ProPublica announced today that journalist and author Daniel Golden will join its staff next month as a senior editor.
Golden previously worked as managing editor for education and enterprise at Bloomberg News, where he edited a series on tax inversions that in 2015 earned Bloomberg's first-ever Pulitzer Prize. Golden also won a Pulitzer as a reporter for the Wall Street Journal in 2004 for a series on preferences for children of alumni and donors in college admissions. He expanded that series into a critically acclaimed national bestseller, The Price of Admission.

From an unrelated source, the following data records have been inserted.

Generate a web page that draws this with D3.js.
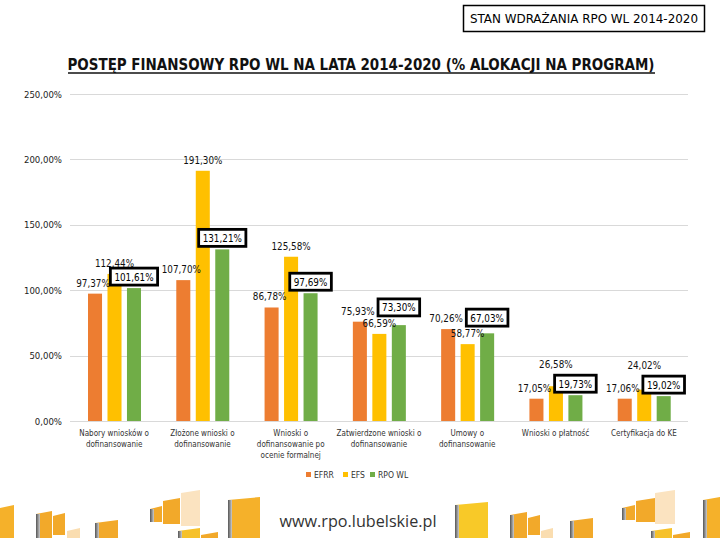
<!DOCTYPE html>
<html><head><meta charset="utf-8">
<script src="https://cdn.jsdelivr.net/npm/d3@7"></script>
<style>
body{margin:0;background:#fff;}
svg{display:block;}
</style></head>
<body>
<svg id="c" width="720" height="540"></svg>
<script>
const categories = [
  ["Nabory wniosków o","dofinansowanie"],
  ["Złożone wnioski o","dofinansowanie"],
  ["Wnioski o","dofinansowanie po","ocenie formalnej"],
  ["Zatwierdzone wnioski o","dofinansowanie"],
  ["Umowy o","dofinansowanie"],
  ["Wnioski o płatność"],
  ["Certyfikacja do KE"]
];
const seriesNames = ["EFRR","EFS","RPO WL"];
const efrr  = [97.37, 107.70, 86.78, 75.93, 70.26, 17.05, 17.06];
const efs   = [112.44, 191.30, 125.58, 66.59, 58.77, 26.58, 24.02];
const rpowl = [101.61, 131.21, 97.69, 73.30, 67.03, 19.73, 19.02];
const yTicks = [0, 50, 100, 150, 200, 250];
const colors = ["#ED7D31","#FFC000","#70AD47"];

const FONT = "'Liberation Sans Narrow','DejaVu Sans Condensed','Liberation Sans',sans-serif";
const svg = d3.select("#c");
const fmt = v => v.toFixed(2).replace(".", ",") + "%";

// header box
svg.append("rect").attr("x",463.5).attr("y",5.5).attr("width",241).attr("height",26)
  .attr("fill","#fff").attr("stroke","#000").attr("stroke-width",1.5);
svg.append("text").attr("x",584).attr("y",23).attr("text-anchor","middle")
  .attr("font-family",FONT).attr("font-size",13).attr("fill","#000")
  .attr("textLength",228).attr("lengthAdjust","spacingAndGlyphs")
  .text("STAN WDRAŻANIA RPO WL 2014-2020");

// title
svg.append("text").attr("x",361).attr("y",70).attr("text-anchor","middle")
  .attr("font-family",FONT).attr("font-size",16).attr("font-weight","bold").attr("fill","#111")
  .attr("textLength",587).attr("lengthAdjust","spacingAndGlyphs")
  .text("POSTĘP FINANSOWY RPO WL NA LATA 2014-2020 (% ALOKACJI NA PROGRAM)");
svg.append("line").attr("x1",68).attr("x2",655).attr("y1",73).attr("y2",73)
  .attr("stroke","#111").attr("stroke-width",1.3);

// scales
const y = d3.scaleLinear().domain([0,250]).range([421,94]);
const x0 = d3.scaleBand().domain(d3.range(categories.length)).range([70,688]).padding(0);
const x1 = d3.scaleBand().domain(seriesNames).range([18,71]).paddingInner(0.28).paddingOuter(0);

// grid
const yAxis = d3.axisLeft(y).tickValues(yTicks).tickSize(0).tickPadding(0)
  .tickFormat(d => d.toFixed(2).replace(".", ",") + "%");
const gy = svg.append("g").attr("transform","translate(62,0)").call(yAxis);
gy.select(".domain").remove();
gy.selectAll("text").attr("font-family",FONT).attr("font-size",9.5).attr("fill","#222");
svg.append("g").selectAll("line").data(yTicks).join("line")
  .attr("x1",70).attr("x2",688).attr("y1",d=>Math.round(y(d))+0.5).attr("y2",d=>Math.round(y(d))+0.5)
  .attr("stroke","#d9d9d9").attr("stroke-width",1);

// bars
const series = [efrr, efs, rpowl];
const groups = svg.append("g");
series.forEach((vals, si) => {
  groups.append("g").selectAll("rect").data(vals).join("rect")
    .attr("x",(d,i)=>x0(i)+x1(seriesNames[si]))
    .attr("y",d=>y(d)).attr("width",x1.bandwidth()).attr("height",d=>y(0)-y(d))
    .attr("fill",colors[si]);
});

// category labels
const cat = svg.append("g");
categories.forEach((lines,i)=>{
  const t = cat.append("text").attr("x",x0(i)+x0.bandwidth()/2).attr("y",436)
    .attr("text-anchor","middle").attr("font-family",FONT).attr("font-size",8).attr("fill","#333");
  lines.forEach((l,k)=>t.append("tspan").attr("x",x0(i)+x0.bandwidth()/2).attr("dy",k?11:0).text(l));
});

// data labels
const lab = svg.append("g").attr("font-family",FONT).attr("font-size",9.8).attr("fill","#111");
const measure = (s) => { const t = lab.append("text").text(s); const w = t.node().getComputedTextLength(); t.remove(); return w; };
categories.forEach((c,i)=>{
  const cx = k => x0(i)+x1(seriesNames[k])+x1.bandwidth()/2;
  // EFRR
  lab.append("text").attr("x",cx(0)-2).attr("y",y(efrr[i])-7).attr("text-anchor","middle").text(fmt(efrr[i]));
  // box for RPO WL
  const bt = fmt(rpowl[i]); const bw = measure(bt)+8, bh = 17;
  let bBottom = y(rpowl[i]) - 3;
  let efsBase = y(efs[i]) - 7;
  const ew = measure(fmt(efs[i]));
  const exL = cx(1)-ew/2, exR = cx(1)+ew/2;
  const bxL = cx(2)-bw/2, bxR = cx(2)+bw/2;
  const xOver = exR > bxL && exL < bxR;
  const yOver = (efsBase > bBottom - bh) && (efsBase - 9 < bBottom);
  if (xOver && yOver) {
    if (efs[i] > rpowl[i]) efsBase = bBottom - bh - 7;
    else bBottom = efsBase - 11;
  }
  lab.append("text").attr("x",cx(1)).attr("y",efsBase).attr("text-anchor","middle").text(fmt(efs[i]));
  lab.append("rect").attr("x",bxL).attr("y",bBottom-bh).attr("width",bw).attr("height",bh)
    .attr("fill","#fff").attr("stroke","#000").attr("stroke-width",2.8);
  lab.append("text").attr("x",cx(2)).attr("y",bBottom-4.5).attr("text-anchor","middle")
    .attr("fill","#000").text(bt);
});

// legend
const leg = svg.append("g").attr("font-family",FONT).attr("font-size",8.5).attr("fill","#333");
const legX = [306, 343, 370];
seriesNames.forEach((n,k)=>{
  leg.append("rect").attr("x",legX[k]).attr("y",472).attr("width",5).attr("height",5).attr("fill",colors[k]);
  leg.append("text").attr("x",legX[k]+8).attr("y",478).text(n);
});

// footer decoration
const defs = svg.append("defs");
const gr = defs.append("linearGradient").attr("id","edge").attr("x1","0").attr("x2","1");
gr.append("stop").attr("offset","0").attr("stop-color","#555");
gr.append("stop").attr("offset","1").attr("stop-color","#ccc");
const deco = [
  [0,505,14,538,"#F5B12A",0],
  [36,511,52,538,"#F2A92A",1],[53,513,65,535,"#F2A92A",0],[67,528,80,538,"#FADDB0",0],
  [95,520,118,538,"#F2A92A",1],
  [150,506,162,522,"#F2A92A",1],[163,498,180,524,"#F2A92A",0],[181,490,200,526,"#FBE3C0",0],
  [178,528,200,538,"#F6C12A",1],[201,532,218,538,"#F2A92A",0],
  [228,497,260,538,"#F5B12A",1],
  [455,502,488,538,"#F8C928",1],
  [510,512,527,538,"#F2A92A",1],[528,515,540,535,"#F2A92A",0],[541,528,553,538,"#FADDB0",0],
  [570,518,593,538,"#F2A92A",1],
  [622,505,635,520,"#F2A92A",1],[636,498,655,522,"#F2A92A",0],[655,490,675,524,"#FBE3C0",0],
  [651,528,672,538,"#F6C12A",1],[673,532,690,538,"#F2A92A",0],
  [703,497,720,538,"#F5B12A",1]
];
const fd = svg.append("g");
deco.forEach(([a,b,c,d,col,e])=>{
  fd.append("polygon").attr("points",`${a},${b+3} ${c},${b} ${c},${d} ${a},${d}`).attr("fill",col);
  if(e) fd.append("rect").attr("x",a).attr("y",b+3).attr("width",4).attr("height",d-b-3).attr("fill","url(#edge)");
});
svg.append("text").attr("x",358).attr("y",527).attr("text-anchor","middle")
  .attr("font-family","'Open Sans','DejaVu Sans',sans-serif").attr("font-size",17).attr("fill","#333")
  .attr("textLength",157).attr("lengthAdjust","spacingAndGlyphs")
  .text("www.rpo.lubelskie.pl");
</script>
</body></html>
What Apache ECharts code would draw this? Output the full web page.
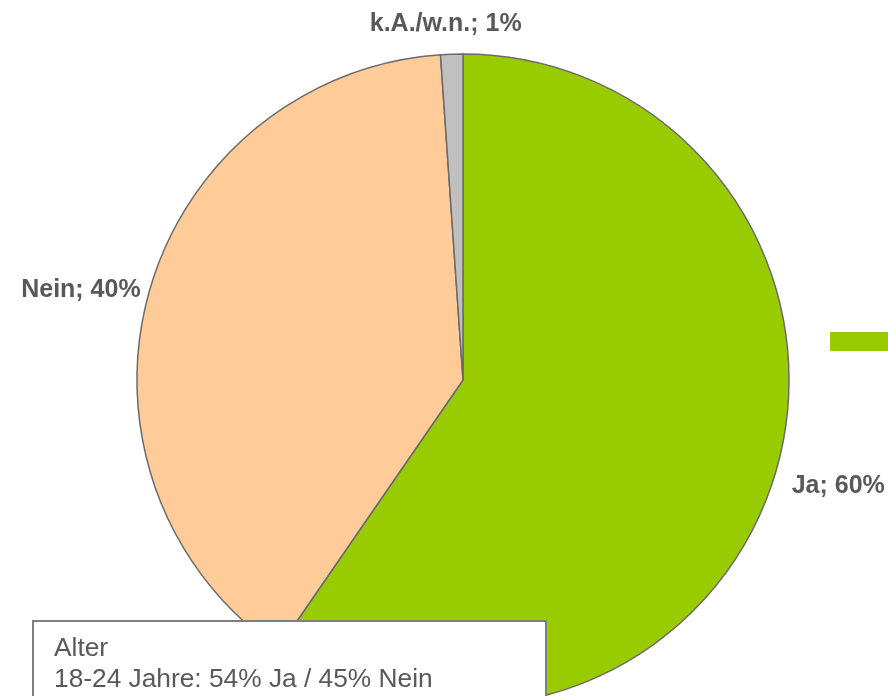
<!DOCTYPE html>
<html>
<head>
<meta charset="utf-8">
<script src="https://cdn.jsdelivr.net/npm/echarts@6/dist/echarts.min.js"></script>
<style>
html,body{margin:0;padding:0;background:#fff;}
#chart{width:888px;height:696px;}
</style>
</head>
<body>
<div id="chart"></div>
<script>
var categories = ['Ja', 'Nein', 'k.A./w.n.'];
var sliceValues = [59.6, 39.3, 1.1];
var labelPercents = [60, 40, 1];
var sliceColors = ['#99CC00', '#FFCC99', '#C0C0C0'];
var noteTitle = 'Alter';
var noteLine = '18-24 Jahre: 54% Ja / 45% Nein';

var labelLineLengths = [13, 3, 30];

var chart = echarts.init(document.getElementById('chart'), null, {renderer: 'canvas'});
var data = categories.map(function (c, i) {
  return {
    name: c,
    value: sliceValues[i],
    itemStyle: {color: sliceColors[i]},
    labelLine: {show: false, length: labelLineLengths[i], length2: 0}
  };
});
chart.setOption({
  animation: false,
  backgroundColor: '#ffffff',
  legend: {
    data: ['Ja'],
    left: 830,
    top: 332,
    padding: 0,
    icon: 'rect',
    itemWidth: 70,
    itemHeight: 19,
    itemStyle: {borderWidth: 0},
    textStyle: {color: '#595959', fontSize: 18},
    selectedMode: false
  },
  series: [{
    type: 'pie',
    center: [463, 380],
    radius: [0, 326],
    startAngle: 90,
    clockwise: true,
    avoidLabelOverlap: false,
    itemStyle: {borderColor: '#6b6b6b', borderWidth: 1.5},
    label: {
      show: true,
      position: 'outside',
      formatter: function (p) { return p.name + '; ' + labelPercents[p.dataIndex] + '%'; },
      fontFamily: 'Liberation Sans, Arial, sans-serif',
      fontWeight: 'bold',
      fontSize: 25,
      color: '#595959'
    },
    labelLine: {show: false},
    labelLayout: function (p) {
      if (p.dataIndex === 2) return {align: 'center'};
      if (p.dataIndex === 0) return {dy: 5};
      if (p.dataIndex === 1) return {dy: -3};
      return {};
    },
    emphasis: {disabled: true},
    data: data
  }],
  graphic: {
    elements: [{
      type: 'rect',
      z: 100,
      zlevel: 1,
      shape: {x: 33, y: 621, width: 513, height: 120},
      style: {fill: '#ffffff', stroke: '#7f7f7f', lineWidth: 2}
    }, {
      type: 'text',
      z: 101,
      zlevel: 1,
      x: 54,
      y: 633,
      style: {
        text: noteTitle + '\n' + noteLine,
        font: '26.3px "Liberation Sans", Arial, sans-serif',
        lineHeight: 31,
        fill: '#595959',
        verticalAlign: 'top'
      }
    }]
  }
});
</script>
</body>
</html>
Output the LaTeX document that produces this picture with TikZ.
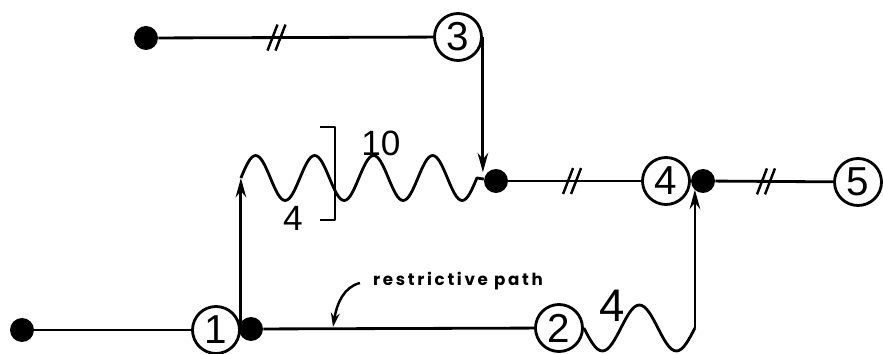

Golden spent 17 years as a staff reporter at the Boston Globe, including a stint on its Spotlight team, and served as senior editor for investigations at Conde Nast Portfolio. He has reported on topics ranging from for-profit colleges that recruit soldiers, veterans and the homeless, only to leave them with debt and no degree, to a test-prep firm in China that cracked the code of the SAT. Among other honors, he has won three George Polk awards, three National Headliner awards, the Sigma Delta Chi award, the Gerald Loeb Award, the Overseas Press Club Award, the New York Press Club Gold Keyboard award, and two Education Writers Association Grand Prizes. He was also a finalist for the 2011 Pulitzer Prize for Public Service.
“I’m delighted to be joining ProPublica,” Golden said. “I have long admired its work. It has become the gold standard in investigative journalism.”
“From the intriguing stories he has reported and edited, to the litany of honors they have received, Dan’s body of work speaks for itself,” said Stephen Engelberg, ProPublica’s editor-in-chief. “We look forward to bringing his impressive investigative talents to our team.”